Bruce V.A., Dunlop J.S., Cirasuolo M., McLure R.J., Targett T.A.,
Bell E.F., Croton D.J., Dekel A., Faber S.M., Ferguson H.C., Grogin N.A.,
Kocevski D.D., Koekemoer A.M., Koo D.C., Lai K., Lotz J.M., McGrath E.J.,
Newman J.A., van der Wel A.
<Mon. Not. R. Astron. Soc., 427, 1666-1701 (2012)>
=2012MNRAS.427.1666B 2012MNRAS.427.1666B
ADC_Keywords: Galaxy catalogs ; Morphology
Keywords: galaxies: elliptical and lenticular, cD - galaxies: evolution -
galaxies: high-redshift - galaxies: spiral - galaxies: structure
Abstract:
We have used high-resolution, Hubble Space Telescope, near-infrared
imaging to conduct a detailed analysis of the morphological properties
of the most massive galaxies at high redshift, modelling the WFC3/IR
H160-band images of the ≃200 galaxies in the CANDELS-UDS field with
photometric redshifts 1<z<3, and stellar masses M*>1011M☉.

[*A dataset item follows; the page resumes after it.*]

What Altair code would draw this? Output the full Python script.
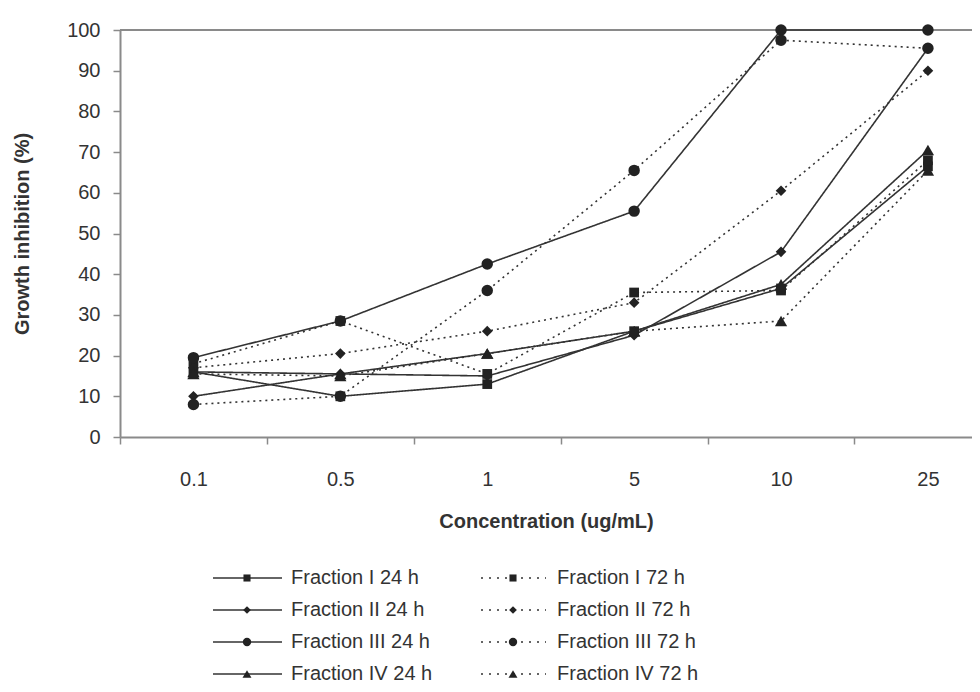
import json
import altair as alt
import pandas as pd

# ---- data ----
conc_labels = ["0.1", "0.5", "1", "5", "10", "25"]
fractions = ["Fraction I", "Fraction II", "Fraction III", "Fraction IV"]
times = ["24 h", "72 h"]

frac_I_24 = [16, 10, 13, 26, 36.5, 66.5]
frac_I_72 = [18, 28.5, 15.5, 35.5, 36, 68]
frac_II_24 = [10, 15.5, 15, 25, 45.5, 95.5]
frac_II_72 = [17, 20.5, 26, 33, 60.5, 90]
frac_III_24 = [19.5, 28.5, 42.5, 55.5, 100, 100]
frac_III_72 = [8, 10, 36, 65.5, 97.5, 95.5]
frac_IV_24 = [16, 15.5, 20.5, 26, 37.5, 70.5]
frac_IV_72 = [15.5, 15, 20.5, 26, 28.5, 65.5]

series = {
    ("Fraction I", "24 h"): frac_I_24,
    ("Fraction I", "72 h"): frac_I_72,
    ("Fraction II", "24 h"): frac_II_24,
    ("Fraction II", "72 h"): frac_II_72,
    ("Fraction III", "24 h"): frac_III_24,
    ("Fraction III", "72 h"): frac_III_72,
    ("Fraction IV", "24 h"): frac_IV_24,
    ("Fraction IV", "72 h"): frac_IV_72,
}

rows = []
for (frac, t), vals in series.items():
    for i, v in enumerate(vals):
        rows.append({"frac": frac, "time": t, "series": f"{frac} {t}",
                     "xi": i, "conc": conc_labels[i], "value": v})
df = pd.DataFrame(rows)

leg_rows = []
for ci, t in enumerate(times):
    for ri, frac in enumerate(fractions):
        leg_rows.append({"col": ci, "row": ri, "frac": frac, "time": t,
                         "label": f"{frac} {t}"})
df_leg = pd.DataFrame(leg_rows)

# ---- styling ----
FONT = "Liberation Sans"
AXIS_GRAY = "#8a8a8a"
LINE_COL = "#333333"
MARK_COL = "#222222"

x_domain = [-0.5, 5.3]
xscale = alt.Scale(domain=x_domain, nice=False, zero=False)
yscale = alt.Scale(domain=[0, 100], nice=False)

tick_vals = [k * 0.5 - 0.5 for k in range(12)]
label_expr = ("datum.value % 1 === 0 ? " + json.dumps(conc_labels) +
              "[datum.value] : ''")

x_axis = alt.Axis(
    values=tick_vals, labelExpr=label_expr, title="Concentration (ug/mL)",
    tickOpacity={"condition": {"test": "datum.value % 1 === 0", "value": 0}, "value": 1},
    tickSize=7, tickColor=AXIS_GRAY, tickWidth=1.5,
    domainColor=AXIS_GRAY, domainWidth=2, grid=False,
    labelFont=FONT, labelFontSize=20, labelColor="#333333", labelPadding=25,
    labelOverlap=False, labelFlush=False,
    titleFont=FONT, titleFontSize=20, titleFontWeight="bold", titleColor="#333333",
    titlePadding=22,
)
y_axis = alt.Axis(
    values=list(range(0, 101, 10)), title="Growth inhibition (%)",
    tickSize=7, tickColor=AXIS_GRAY, tickWidth=1.5,
    domainColor=AXIS_GRAY, domainWidth=2, grid=False,
    labelFont=FONT, labelFontSize=20, labelColor="#333333", labelPadding=13,
    titleFont=FONT, titleFontSize=20, titleFontWeight="bold", titleColor="#333333",
    titlePadding=34,
)

dash_scale = alt.Scale(domain=times, range=[[1, 0], [2, 4]])
shape_scale = alt.Scale(domain=fractions,
                        range=["square", "diamond", "circle", "triangle-up"])
size_main = alt.Scale(domain=fractions, range=[95, 150, 100, 120])
size_leg = alt.Scale(domain=fractions, range=[50, 80, 55, 65])

top_rule = alt.Chart(df).mark_rule(color=AXIS_GRAY, strokeWidth=2).encode(
    x=alt.datum(x_domain[0], scale=xscale),
    x2=alt.datum(x_domain[1]),
    y=alt.datum(100, scale=yscale),
)

lines = alt.Chart(df).mark_line(color=LINE_COL, strokeWidth=1.6).encode(
    x=alt.X("xi:Q", scale=xscale, axis=x_axis),
    y=alt.Y("value:Q", scale=yscale, axis=y_axis),
    detail="series:N",
    strokeDash=alt.StrokeDash("time:N", scale=dash_scale, legend=None),
    order="xi:Q",
)

points = alt.Chart(df).mark_point(filled=True, color=MARK_COL, opacity=1).encode(
    x=alt.X("xi:Q", scale=xscale),
    y=alt.Y("value:Q", scale=yscale),
    shape=alt.Shape("frac:N", scale=shape_scale, legend=None),
    size=alt.Size("frac:N", scale=size_main, legend=None),
)

main = alt.layer(top_rule, lines, points)

# ---- legend (own scales, placed below the plot) ----
leg_x = alt.Scale(domain=[0, 1], range=[127, 393])
leg_y = alt.Scale(domain=[0, 3], range=[548, 644])

leg_solid = alt.Chart(df_leg).transform_filter(
    alt.datum.time == times[0]
).mark_rule(color=LINE_COL, strokeWidth=1.5, xOffset=-34, x2Offset=35).encode(
    x=alt.X("col:Q", scale=leg_x, axis=None),
    x2="col:Q",
    y=alt.Y("row:Q", scale=leg_y, axis=None),
)
leg_dotted = alt.Chart(df_leg).transform_filter(
    alt.datum.time == times[1]
).mark_rule(color=LINE_COL, strokeWidth=1.5, xOffset=-32, x2Offset=33,
            strokeDash=[2, 6]).encode(
    x=alt.X("col:Q", scale=leg_x, axis=None),
    x2="col:Q",
    y=alt.Y("row:Q", scale=leg_y, axis=None),
)
leg_points = alt.Chart(df_leg).mark_point(filled=True, color=MARK_COL, opacity=1).encode(
    x=alt.X("col:Q", scale=leg_x, axis=None),
    y=alt.Y("row:Q", scale=leg_y, axis=None),
    shape=alt.Shape("frac:N", scale=shape_scale, legend=None),
    size=alt.Size("frac:N", scale=size_leg, legend=None),
)
leg_text = alt.Chart(df_leg).mark_text(
    align="left", baseline="middle", dx=44, font=FONT, fontSize=20, color="#333333"
).encode(
    x=alt.X("col:Q", scale=leg_x, axis=None),
    y=alt.Y("row:Q", scale=leg_y, axis=None),
    text="label:N",
)

legend = alt.layer(leg_solid, leg_dotted, leg_points, leg_text)

chart = alt.layer(main, legend).resolve_scale(
    x="independent", y="independent", size="independent"
).properties(
    width=852, height=407,
    autosize=alt.AutoSizeParams(type="none"),
    padding={"left": 112, "top": 22, "right": 0, "bottom": 255},
    background="white",
).configure_view(stroke=None)

chart.save("out.html", embed_options={"renderer": "svg", "actions": False})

We have explored the results of fitting single-Sersic and bulge+disc
models, and have investigated the additional errors and potential
biases introduced by uncertainties in the background and the on-image
point spread function.
Description:
The main aim of this paper is to present a comprehensive and robust
analysis of the morphological properties of a significant sample of
the most massive galaxies in the redshift range 1<z<3. In order to
achieve this we have focused our study on the UKIDSS Ultra Deep Survey
(UDS; Lawrence et al. 2007, Cat. II/314), the central region of which
has been imaged with HST WFC3/IR as part of the CANDELS multicycle
treasury programme (Grogin et al. 2011ApJS..197...35G 2011ApJS..197...35G; Koekemoer et
al. 2011ApJS..197...36K 2011ApJS..197...36K).
In addition to the near-infrared imaging provided by HST, the data
sets we make use of for sample selection (i.e. photometric redshifts,
stellar mass determination, SFRs and star formation histories)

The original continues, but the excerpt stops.